Columbia Choice Program Terminated January 9, 2012 Email This Story Copyright 2010-12 Energy Choice Matters
The Maryland PSC has eliminated the choice program at Columbia Gas of Maryland, citing low participation which makes cost recovery of certain choice compliance costs impractical.
"[T]he Commission finds that the Company has too few customers enrolled in the Choice program to make it economically viable when funded through a purchase of receivables ('POR') discount rate, as the Commission's long-standing policy requires," the PSC said.
Transportation programs for larger volume customers will continue.
As only reported by Matters, Columbia Gas proposed ending the choice program after the PSC denied cost recovery for various COMAR 20.59 compliance costs through base rates. Such costs include implementation of Purchase of Receivables, XML transactions for supplier-LDC communication, and other choice enhancements.

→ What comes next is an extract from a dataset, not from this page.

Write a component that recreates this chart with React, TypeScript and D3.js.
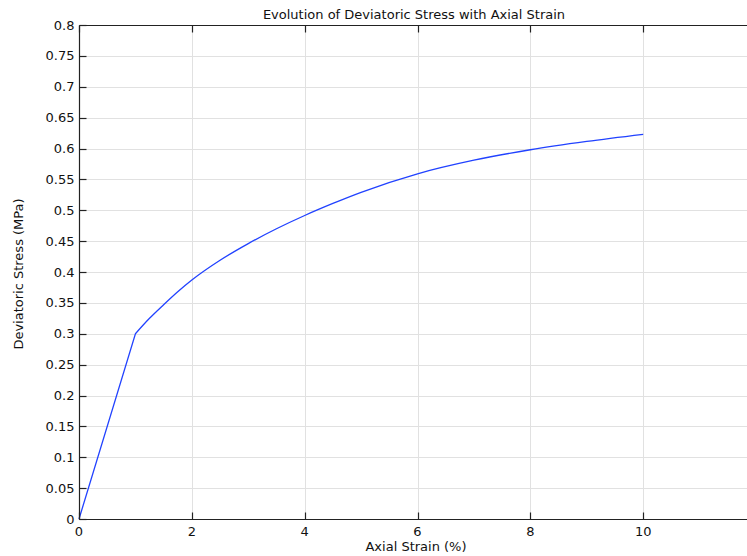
import React, { useRef, useEffect } from "react";
import * as d3 from "d3";

// values
const strain = [0, 1, 1.25, 1.5, 1.75, 2, 2.5, 3, 3.5, 4, 4.5, 5, 6, 7, 8, 9, 10];
const stress = [0, 0.3, 0.325, 0.347, 0.368, 0.387, 0.419, 0.446, 0.47, 0.4915, 0.511, 0.529, 0.559, 0.581, 0.598, 0.6115, 0.623];
const xTicks = [0, 2, 4, 6, 8, 10];
const yTicks = d3.range(0, 17).map((i) => +(i * 0.05).toFixed(2));

const W = 747;
const H = 556;

export default function App() {
  const svgRef = useRef<SVGSVGElement>(null);

  useEffect(() => {
    const svg = d3.select(svgRef.current);
    svg.selectAll("*").remove();

    const margin = { top: 25, right: 0, bottom: 37, left: 79 };
    const x = d3.scaleLinear().domain([0, 11.84]).range([margin.left, W - margin.right]);
    const y = d3.scaleLinear().domain([0, 0.8]).range([H - margin.bottom, margin.top]);
    const font = "DejaVu Sans, sans-serif";

    // grid
    const grid = svg.append("g").attr("stroke", "#e1e1e1").attr("stroke-width", 1);
    grid
      .selectAll("line.h")
      .data(yTicks.slice(1, -1))
      .join("line")
      .attr("x1", x(0))
      .attr("x2", W)
      .attr("y1", (d) => Math.round(y(d)) + 0.5)
      .attr("y2", (d) => Math.round(y(d)) + 0.5);
    grid
      .selectAll("line.v")
      .data(xTicks.slice(1))
      .join("line")
      .attr("y1", y(0))
      .attr("y2", y(0.8))
      .attr("x1", (d) => Math.round(x(d)) + 0.5)
      .attr("x2", (d) => Math.round(x(d)) + 0.5);

    // curve: straight elastic part then smooth hardening part
    const pts = strain.map((s, i) => [s, stress[i]] as [number, number]);
    const lin = d3.line().x((d) => x(d[0])).y((d) => y(d[1]));
    const smooth = d3.line().curve(d3.curveMonotoneX).x((d) => x(d[0])).y((d) => y(d[1]));
    svg
      .append("path")
      .attr("d", lin(pts.slice(0, 2)) + "" + smooth(pts.slice(1)).replace(/^M/, "L"))
      .attr("fill", "none")
      .attr("stroke", "#2142ff")
      .attr("stroke-width", 1.3);

    // axes frame
    const ax = svg.append("g").attr("stroke", "#222").attr("stroke-width", 1.2);
    const x0 = Math.round(x(0)) + 0.5;
    const yb = Math.round(y(0)) + 0.5;
    const yt = Math.round(y(0.8)) + 0.5;
    ax.append("line").attr("x1", x0).attr("x2", x0).attr("y1", yt).attr("y2", yb);
    ax.append("line").attr("x1", x0).attr("x2", W).attr("y1", yb).attr("y2", yb);
    ax.append("line").attr("x1", x0).attr("x2", W).attr("y1", yt).attr("y2", yt);

    // ticks
    ax.selectAll("line.yt")
      .data(yTicks)
      .join("line")
      .attr("x1", x0)
      .attr("x2", x0 + 7)
      .attr("y1", (d) => Math.round(y(d)) + 0.5)
      .attr("y2", (d) => Math.round(y(d)) + 0.5);
    ax.selectAll("line.xb")
      .data(xTicks)
      .join("line")
      .attr("x1", (d) => Math.round(x(d)) + 0.5)
      .attr("x2", (d) => Math.round(x(d)) + 0.5)
      .attr("y1", yb)
      .attr("y2", yb - 7);
    ax.selectAll("line.xt")
      .data(xTicks)
      .join("line")
      .attr("x1", (d) => Math.round(x(d)) + 0.5)
      .attr("x2", (d) => Math.round(x(d)) + 0.5)
      .attr("y1", yt)
      .attr("y2", yt + 7);

    // tick labels
    svg
      .append("g")
      .selectAll("text")
      .data(yTicks)
      .join("text")
      .attr("x", x0 - 5)
      .attr("y", (d) => y(d) + 4.5)
      .attr("text-anchor", "end")
      .attr("font-family", font)
      .attr("font-size", 13)
      .attr("fill", "#111")
      .text((d) => String(d));
    svg
      .append("g")
      .selectAll("text")
      .data(xTicks)
      .join("text")
      .attr("x", (d) => x(d))
      .attr("y", 536)
      .attr("text-anchor", "middle")
      .attr("font-family", font)
      .attr("font-size", 13)
      .attr("fill", "#111")
      .text((d) => String(d));

    // titles
    svg
      .append("text")
      .attr("x", 414)
      .attr("y", 19)
      .attr("text-anchor", "middle")
      .attr("font-family", font)
      .attr("font-size", 13)
      .attr("fill", "#111")
      .text("Evolution of Deviatoric Stress with Axial Strain");
    svg
      .append("text")
      .attr("x", 416)
      .attr("y", 551)
      .attr("text-anchor", "middle")
      .attr("font-family", font)
      .attr("font-size", 13)
      .attr("fill", "#111")
      .text("Axial Strain (%)");
    svg
      .append("text")
      .attr("transform", `translate(23,274) rotate(-90)`)
      .attr("text-anchor", "middle")
      .attr("font-family", font)
      .attr("font-size", 13)
      .attr("fill", "#111")
      .text("Deviatoric Stress (MPa)");
  }, []);

  return (
    <svg
      ref={svgRef}
      width={W}
      height={H}
      style={{ position: "absolute", left: 0, top: 0, background: "#fff" }}
    ></svg>
  );
}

Columbia Gas has only 32,739 delivery customers, of which only 772 (approximately 2%) take service under the choice program.
To date, Columbia has spent $255,031 on COMAR 20.59 compliance, and estimated that it would cost an additional $162,844 to finish implementation including POR.
As the PSC will not allow such costs to be recovered in base rates, recovering these costs only from customers participating in choice would require a POR discount rate of approximately 35%, or a cost of approximately $15–20 per month per customer participating in choice.
Although four retail suppliers (IGS Energy, MXenergy, Maryland Gas and Electric (U.S. Gas & Electric), and Washington Gas Energy Services) had offered to pay for $160,000 of the compliance costs, even with the contribution, "the Choice program will still not be economically cost-effective in the Company's service territory given the low customer enrollment and supplier presence," the PSC said.
"On this record, the Commission is not persuaded that the Choice program is workable for the Company's customers at this particular juncture. The Commission is not willing to deviate on these facts from the important principle of requiring suppliers to internalize the cost of Choice implementation. Where a Choice program can't be funded on reasonable terms through an appropriate POR discount rate, the Commission is not willing to impose costs on the Company's entire customer base through distribution rates, solely for the purpose of keeping a possibility of supplier choice available," the PSC continued.
"If the economics of customer choice change in the Company's service territory, the Commission urges the Company to re-examine the program and reapply," the PSC said.
The Commission granted Columbia related waivers from the requirements of COMAR 20.59 in connection with the cessation of choice, and Columbia will be allowed to recover compliance costs actually incurred through July 6, 2011. In other words, Columbia expended $255,031 on a program which is now terminated, and customers will be forced to pay such costs intended to enhance a now-terminated program.
The PSC also directed Columbia to file by February 15, 2012, "a transition plan to move customers currently in the Choice program back to the Company's customer base."
Under Columbia's original proposal, choice would cease for residential customers, but it would provide an apparently one-time opportunity for non-residential customers currently taking choice service (and otherwise ineligible for transportation service) to move to the gas transportation program (see 3/30).
Under this original proposal, for small non-residential customers on the choice tariff wishing to continue competitive supply, Columbia would install daily metering equipment to permit such customers to take transportation service, and suppliers could "move" these non-residential customers to transportation service.